= What is required =
Give an exact transcription of every line, dropping the images.

= Working data =
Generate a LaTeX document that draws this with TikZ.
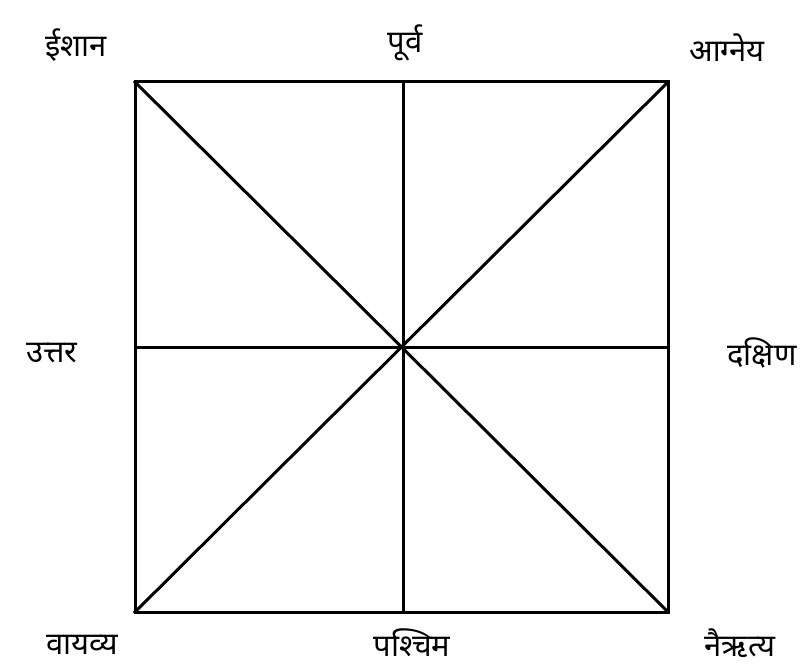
\documentclass[tikz,border=0pt]{standalone}
\usepackage{fontspec}
\newfontfamily\devfont[Script=Devanagari]{Noto Sans}
\begin{document}
\begin{tikzpicture}[x=1pt,y=-1pt,
  edge/.style={line width=3pt,line cap=rect},
  lbl/.style={font=\devfont\fontsize{31}{34}\selectfont,inner sep=0pt}]
\useasboundingbox (0,0) rectangle (806,669);
\coordinate (tl) at (135,82);
\coordinate (tr) at (668,82);
\coordinate (bl) at (135,612);
\coordinate (br) at (668,612);
\coordinate (tm) at (403,82);
\coordinate (bm) at (403,612);
\coordinate (lm) at (135,347);
\coordinate (rm) at (668,347);
\draw[edge] (tl) -- (tr) -- (br) -- (bl) -- cycle;
\draw[edge] (tl) -- (br);
\draw[edge] (tr) -- (bl);
\draw[edge] (tm) -- (bm);
\draw[edge] (lm) -- (rm);
\node[lbl] (ne) at (76,45) {ईशान};
\node[lbl] (e) at (405,43) {पूर्व};
\node[lbl] (se) at (727,48) {आग्नेय};
\node[lbl] (n) at (52,353) {उत्तर};
\node[lbl] (s) at (762,353) {दक्षिण};
\node[lbl] (nw) at (82,645) {वायव्य};
\node[lbl] (w) at (412,643) {पश्चिम};
\node[lbl] (sw) at (740,643) {नैऋत्य};
\end{tikzpicture}
\end{document}
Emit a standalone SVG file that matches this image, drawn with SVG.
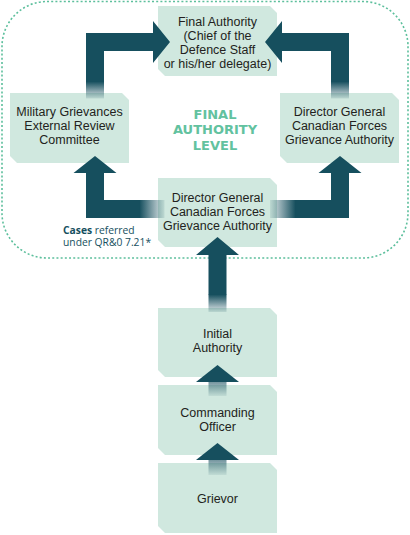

= Task solution =
Generate a LaTeX document that draws this with TikZ.
\documentclass[tikz,border=0pt]{standalone}
\usepackage{fontspec}
\newfontfamily\devfont[Script=Devanagari]{Noto Sans}
\begin{document}
\begin{tikzpicture}[x=1pt,y=-1pt,
  edge/.style={line width=3pt,line cap=rect},
  lbl/.style={font=\devfont\fontsize{31}{34}\selectfont,inner sep=0pt}]
\useasboundingbox (0,0) rectangle (806,669);
\coordinate (tl) at (135,82);
\coordinate (tr) at (668,82);
\coordinate (bl) at (135,612);
\coordinate (br) at (668,612);
\coordinate (tm) at (403,82);
\coordinate (bm) at (403,612);
\coordinate (lm) at (135,347);
\coordinate (rm) at (668,347);
\draw[edge] (tl) -- (tr) -- (br) -- (bl) -- cycle;
\draw[edge] (tl) -- (br);
\draw[edge] (tr) -- (bl);
\draw[edge] (tm) -- (bm);
\draw[edge] (lm) -- (rm);
\node[lbl] (ne) at (76,45) {ईशान};
\node[lbl] (e) at (405,43) {पूर्व};
\node[lbl] (se) at (727,48) {आग्नेय};
\node[lbl] (n) at (52,353) {उत्तर};
\node[lbl] (s) at (762,353) {दक्षिण};
\node[lbl] (nw) at (82,645) {वायव्य};
\node[lbl] (w) at (412,643) {पश्चिम};
\node[lbl] (sw) at (740,643) {नैऋत्य};
\end{tikzpicture}
\end{document}
Emit a standalone SVG file that matches this image, drawn with SVG.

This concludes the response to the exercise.